David was a man of action. Through his story, we can see that when he was obedient to God his actions were blessed. When David got ahead of God, or disobeyed Him, we see God remove Himself from the situation. There are no blessings there.

I appreciated Warren Wiersbe’s insight on the subject. (With The Word; Thomas Nelson 1991) I’m using his outline from chapter 15 as I share what God has laid on my heart today.

David had gotten excited about returning the ark of God to Jerusalem. He planned a big celebration, including a parade. He got a brand new cart to act as a parade float, and placed the ark up there for all to see. He assembled the band, and headed out with great fanfare (chapter 13).

But David learned doing things his way, even though he meant well, ends in disaster.

So now in chapter 15, David is determined to let God call the shots. “No one but the Levites may carry the ark of God…” because those are God’s rules. There was still a joyful parade, but they had inquired of God first, and God blessed their work. Wiersbe reminds us to “Do God’s Work Biblically.” Sometimes it seems we in 2017 are more concerned about being politically correct than biblically correct. David would tell us that is a recipe for disaster.

Wiersbe also encourages us to “Do God’s Work Joyfully.” 15:16 says “David told the leaders of the Levites to appoint their brothers as singers to sing joyful songs, accompanied by musical instruments: lyres, harps, and cymbals.” Who doesn’t love a parade?

Does what you are doing in God’s name bring you joy? Or is it a burden, done with a hint of resentment? If we are privileged to do the work for our great God, shouldn’t there be joy in the doing?
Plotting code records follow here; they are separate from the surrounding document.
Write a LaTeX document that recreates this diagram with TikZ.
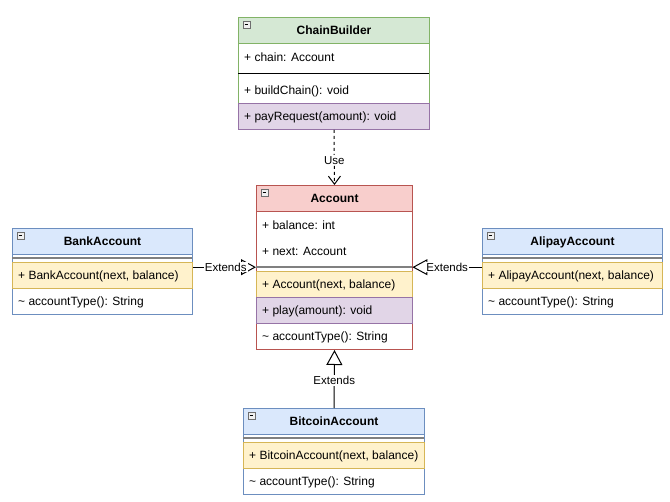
\documentclass[tikz,border=0pt]{standalone}
\usepackage{fontspec}
\setmainfont{Liberation Sans}
\usetikzlibrary{arrows.meta}
\definecolor{gfill}{HTML}{D5E8D4}\definecolor{gline}{HTML}{82B366}
\definecolor{rfill}{HTML}{F8CECC}\definecolor{rline}{HTML}{B85450}
\definecolor{bfill}{HTML}{DAE8FC}\definecolor{bline}{HTML}{6C8EBF}
\definecolor{yfill}{HTML}{FFF2CC}\definecolor{yline}{HTML}{D6B656}
\definecolor{pfill}{HTML}{E1D5E7}\definecolor{pline}{HTML}{9673A6}
\definecolor{sepgray}{HTML}{808080}
\definecolor{icongray}{HTML}{6E6E6E}
\tikzset{
  box/.style={draw, line width=1pt, fill=white, anchor=north west, inner sep=0pt},
  hdr/.style={draw, line width=1pt, anchor=north west, inner sep=0pt, minimum height=26pt, text depth=1pt, font=\fontsize{12}{14}\selectfont\bfseries},
  rowbox/.style={anchor=north west, inner sep=0pt, minimum height=26pt, line width=1pt},
  sepbox/.style={anchor=north west, inner sep=0pt, minimum height=8pt},
  rtext/.style={anchor=west, inner sep=0pt, yshift=-1pt, font=\fontsize{12}{14}\selectfont},
  graysep/.style={draw=sepgray, line width=2pt},
  lbl/.style={fill=white, inner sep=1pt, font=\fontsize{11.5}{13}\selectfont},
  ext/.style={line width=1pt, -{Triangle[open, length=15pt, width=16pt]}},
  usearrow/.style={line width=1pt, dash pattern=on 3pt off 3pt, -{Straight Barb[length=8pt, width=12pt]}},
  collapse/.pic={
    \draw[draw=icongray, fill=gray!12, line width=0.8pt] (0,0) rectangle (7,7);
    \draw[line width=1pt] (1.6,3.5) -- (5.4,3.5);
  }
}
\begin{document}
\begin{tikzpicture}[x=1pt,y=-1pt]
\useasboundingbox (0,0) rectangle (670,502);
\fill[white] (0,0) rectangle (670,502);

% ---------- ChainBuilder ----------
\node[box, draw=gline, minimum width=191pt, minimum height=112pt] (cb) at (238,17) {};
\node[hdr, fill=gfill, draw=gline, minimum width=191pt] (cbh) at (238,17) {ChainBuilder};
\pic at ([xshift=5pt,yshift=-4pt]cbh.north west) {collapse};
\node[rowbox, minimum width=191pt] (cbf1) at (238,43) {};
\node[rtext] (cbf1t) at ([xshift=6pt]cbf1.west) {+ chain: Account};
\node[sepbox, minimum width=191pt] (cbsep) at (238,69) {};
\draw[line width=1pt] (cbsep.west) -- (cbsep.east);
\node[rowbox, minimum width=191pt] (cbm1) at (238,77) {};
\node[rtext] (cbm1t) at ([xshift=6pt]cbm1.west) {+ buildChain(): void};
\node[rowbox, minimum width=191pt, draw=pline, fill=pfill] (cbm2) at (238,103) {};
\node[rtext] (cbm2t) at ([xshift=6pt]cbm2.west) {+ payRequest(amount): void};

% ---------- Account ----------
\node[box, draw=rline, minimum width=156pt, minimum height=164pt] (acc) at (256,185) {};
\node[hdr, fill=rfill, draw=rline, minimum width=156pt] (acch) at (256,185) {Account};
\pic at ([xshift=5pt,yshift=-4pt]acch.north west) {collapse};
\node[rowbox, minimum width=156pt] (accf1) at (256,211) {};
\node[rtext] (accf1t) at ([xshift=6pt]accf1.west) {+ balance: int};
\node[rowbox, minimum width=156pt] (accf2) at (256,237) {};
\node[rtext] (accf2t) at ([xshift=6pt]accf2.west) {+ next: Account};
\node[sepbox, minimum width=156pt] (accsep) at (256,263) {};
\draw[graysep] (accsep.west) -- (accsep.east);
\node[rowbox, minimum width=156pt, draw=yline, fill=yfill] (accm1) at (256,271) {};
\node[rtext] (accm1t) at ([xshift=6pt]accm1.west) {+ Account(next, balance)};
\node[rowbox, minimum width=156pt, draw=pline, fill=pfill] (accm2) at (256,297) {};
\node[rtext] (accm2t) at ([xshift=6pt]accm2.west) {+ play(amount): void};
\node[rowbox, minimum width=156pt] (accm3) at (256,323) {};
\node[rtext] (accm3t) at ([xshift=6pt]accm3.west) {\textasciitilde{} accountType(): String};

% ---------- BankAccount ----------
\node[box, draw=bline, minimum width=180pt, minimum height=86pt] (bank) at (12,228) {};
\node[hdr, fill=bfill, draw=bline, minimum width=180pt] (bankh) at (12,228) {BankAccount};
\pic at ([xshift=5pt,yshift=-4pt]bankh.north west) {collapse};
\node[sepbox, minimum width=180pt] (banksep) at (12,254) {};
\draw[graysep] (banksep.west) -- (banksep.east);
\node[rowbox, minimum width=180pt, draw=yline, fill=yfill] (bankm1) at (12,262) {};
\node[rtext] (bankm1t) at ([xshift=6pt]bankm1.west) {+ BankAccount(next, balance)};
\node[rowbox, minimum width=180pt] (bankm2) at (12,288) {};
\node[rtext] (bankm2t) at ([xshift=6pt]bankm2.west) {\textasciitilde{} accountType(): String};

% ---------- AlipayAccount ----------
\node[box, draw=bline, minimum width=180pt, minimum height=86pt] (ali) at (482,228) {};
\node[hdr, fill=bfill, draw=bline, minimum width=180pt] (alih) at (482,228) {AlipayAccount};
\pic at ([xshift=5pt,yshift=-4pt]alih.north west) {collapse};
\node[sepbox, minimum width=180pt] (alisep) at (482,254) {};
\draw[graysep] (alisep.west) -- (alisep.east);
\node[rowbox, minimum width=180pt, draw=yline, fill=yfill] (alim1) at (482,262) {};
\node[rtext] (alim1t) at ([xshift=6pt]alim1.west) {+ AlipayAccount(next, balance)};
\node[rowbox, minimum width=180pt] (alim2) at (482,288) {};
\node[rtext] (alim2t) at ([xshift=6pt]alim2.west) {\textasciitilde{} accountType(): String};

% ---------- BitcoinAccount ----------
\node[box, draw=bline, minimum width=181pt, minimum height=86pt] (btc) at (243,408) {};
\node[hdr, fill=bfill, draw=bline, minimum width=181pt] (btch) at (243,408) {BitcoinAccount};
\pic at ([xshift=5pt,yshift=-4pt]btch.north west) {collapse};
\node[sepbox, minimum width=181pt] (btcsep) at (243,434) {};
\draw[graysep] (btcsep.west) -- (btcsep.east);
\node[rowbox, minimum width=181pt, draw=yline, fill=yfill] (btcm1) at (243,442) {};
\node[rtext] (btcm1t) at ([xshift=6pt]btcm1.west) {+ BitcoinAccount(next, balance)};
\node[rowbox, minimum width=181pt] (btcm2) at (243,468) {};
\node[rtext] (btcm2t) at ([xshift=6pt]btcm2.west) {\textasciitilde{} accountType(): String};

% ---------- connectors ----------
\draw[usearrow] (cb.south) -- (acc.north) node[lbl, pos=0.55] {Use};
\draw[ext] (btc.north) -- (acc.south) node[lbl, pos=0.475] {Extends};
\draw[ext] (bank.east |- accsep) -- (accsep.west) node[lbl, pos=0.52] {Extends};
\draw[ext] (ali.west |- accsep) -- (accsep.east) node[lbl, pos=0.5] {Extends};
\end{tikzpicture}
\end{document}
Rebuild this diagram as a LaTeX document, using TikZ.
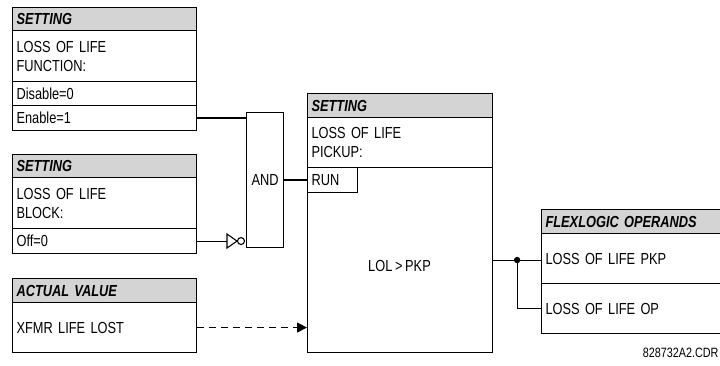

If there isn’t, perhaps you are undertaking  a job meant for someone else. Your joy in the doing might be found in a different task. God loves a cheerful giver, of our money and our time.

Wiersbe looks at verses 25-26 and tell us to “Do God’s Work Sacrificially.” Seven bulls and seven rams were sacrificed during the procession, which probably means the parade took a few steps, then stopped so a sacrifice could be offered. Not exactly convenient if you were a cymbal player wanting to get home in time to see the first pitch of the big game on TV.

Let’s face it, doing God’s work often takes sacrifice, and not just monetarily. I am reminded God’s work required the ultimate sacrifice for my Savior. I think I can afford to miss the first pitch or the whole game if there is something I can be doing for God, and do it without regret.

Dr. Wiersbe points out that we are to “Do God’s Will Fervently.” David and the people held nothing back, were not distracted, and did not care what others thought. They were focused on God, plus nothing. And they didn’t stop until that ark was safely home, work completed.

Ephesians 2:10 tells us “For we are God’s handiwork, created in Christ Jesus to do good works, which God prepared in advance for us to do.” We’ve got things to do for God; to share the Gospel, to represent Him to lost souls, to care for the needy, to love our neighbors. The list goes on.

Let’s go about our tasks biblically, joyfully, sacrificially, and fervently for Jesus’ sake and for His glory!

Numbers 25-27; Leading By Example

When Moses found out he was about to die, he prayed that God would raise up a man to take his place. I was struck today about how he prayed:

Moses said to the Lord, “May the Lord, the God of the spirits of all mankind, appoint a man over this community to go out and come in before them, one who will lead them out and bring them in, so the Lord’s people will not be like sheep without a shepherd.” (27:15-17)

Moses knew that, left to their own devices, the Jews would go astray like sheep without a shepherd. He prayed two things about the one who would come after him. And I can’t help but think we should be praying the same thing for our own leaders, those dear ones who accept the responsibility as pastors of our church fellowships.

  1. Moses prayed that his successor would “go out and come in before them.” This seems to be speaking of the kind of example our leaders should present. Does your pastor (or do you if you are a pastor) demonstrate how to share the Gospel, and not just talk about it on Sunday mornings? Is he (or she) a presence in your community, does he talk about Jesus over coffee at McDonalds? Are people coming to your church on Sunday because of the contact your pastor has made? I knew a pastor one time who said that visitation wasn’t his gift. I’m sorry, but I question his calling. I don’t think a pastor should be making excuses for not “going out and coming in” before the people he is called to shepherd. We sheep learn by example. Moses knew that, and he prayed for a leader that would be that example.
  2. Now before you get too hard on your pastor for not being the perfect example, Moses didn’t let us off the hook. He prayed that his successor would “lead THEM out and bring them in” as well. I am reminded that Jesus wasn’t just speaking to preachers when He commanded that we get out there and make disciples. We aren’t to sit comfortably in our sheep pen while the shepherd is out there knocking on doors. We are all to be sharing our faith, calling on people God puts on our hearts, striking up conversation with people in the grocery line if God prompts us to do that. Are people coming to church because you have made the effort to invite them? It’s not just the pastor’s job to share the Gospel.

But it is his job. I will say that both of my pastors, the one in my Ohio church and the one here in Georgia, are men who are leading by this example. Going to school board meetings, or Rotary Club, or striking up a conversation with the waiter who brings coffee, or helping a neighbor pull weeds, finding opportunities to share Jesus… and taking those opportunities, these dear men aren’t just preachers on Sunday mornings. They live their faith openly every day. And they challenge us to do the same. I think this is what Moses had in mind when he prayed like he did.

Yes, our pastors have a grave responsibility to lead by example. Pray for yours. His is a very difficult job, and Satan would love nothing more than to shackle him to his desk.

And pray that God will prompt each of us to get busy, too. May we be people who eagerly put ourselves out there and lead people into our fold.

For Jesus’ sake. May He find us faithful.